In 2017, 35 percent of people who bought homes did so sight unseen. In 2018, I was one of them. In the midst of purging, packing, and organizing all our things, my husband and I put in an offer on a house in Indianapolis, Indiana—1,500 miles away from our apartment in Denver. We'd been house hunting for a few weeks and always said we'd wait until we moved to put in an offer. So what changed?
Why We Bought the House
My husband Sam and I had been searching for a house for a few weeks, casually looking at online listings. Our realtor had set up an automatic email notification so we'd be notified any time a house within our price range and desired neighborhood came on the market. We'd already looked at dozens of houses, so when the special one we thought was our dream house appeared on the market, we knew why this one was special—and what made it completely different than what else was available.
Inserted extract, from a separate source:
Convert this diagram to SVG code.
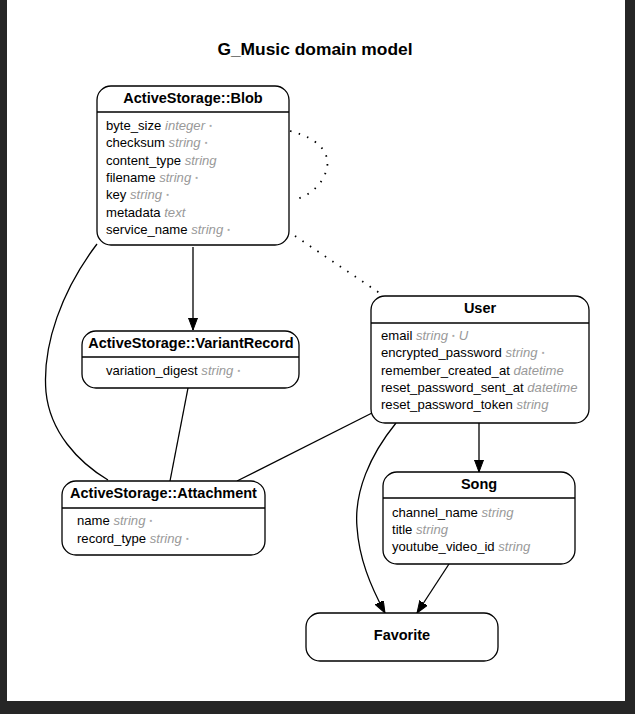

So we talked to our realtor, and since he knew exactly the kind of house we wanted, he was honest that though it would be a risk, it would probably be awhile before a similar home came on the market. Indianapolis is currently in a seller's market, so when you're looking to buy, there's a lot of competition: We had to pull the trigger before we were 100 percent sure. And there was no chance of waiting: Our home had a quick deadline for offers so we couldn't afford to wait until we were back in town. It was either make an offer or pass all together.
We knew the stakes—if we ended up deciding it wasn't for us, we would lose our earnest money, or the deposit made when your offer is accepted (usually 1 percent of the home's original sale price). In our case, it was $1,600. The only way we could back out was if the home inspection revealed some serious damage—and no, not even termite infestations would give us that money back. So ultimately, knowing what we were up against, we decided to make an offer.
How it Worked Out
It was accepted! Sam and I were so excited to visit our house once we finally got to Indiana. The day after we moved, we drove the 30 minutes to our new potential home, eager to see if we'd made the right decision.
As soon as we stepped inside the house, I breathed a sigh of relief. Sure, the rooms looked smaller than they did in photos, but overall the house resembled what we fell in love with. The clawfoot tub in the master bathroom, the built-in buffet in the dining room, and the backyard were all just as we imagined.
A few days after our first look, the inspector came in. His report revealed some problems with the house, but we negotiated a cash agreement with the sellers to pay for repairs. After that, the appraisal came back $5,000 less than our offer, but the sellers agreed to lower the price. We closed on June 29, exactly a month after we first saw it.
After all of this, I think if you find a house you love and are familiar with the market, buying a house without visiting it isn't that crazy—you just have to have a little faith (and the help of a few experts).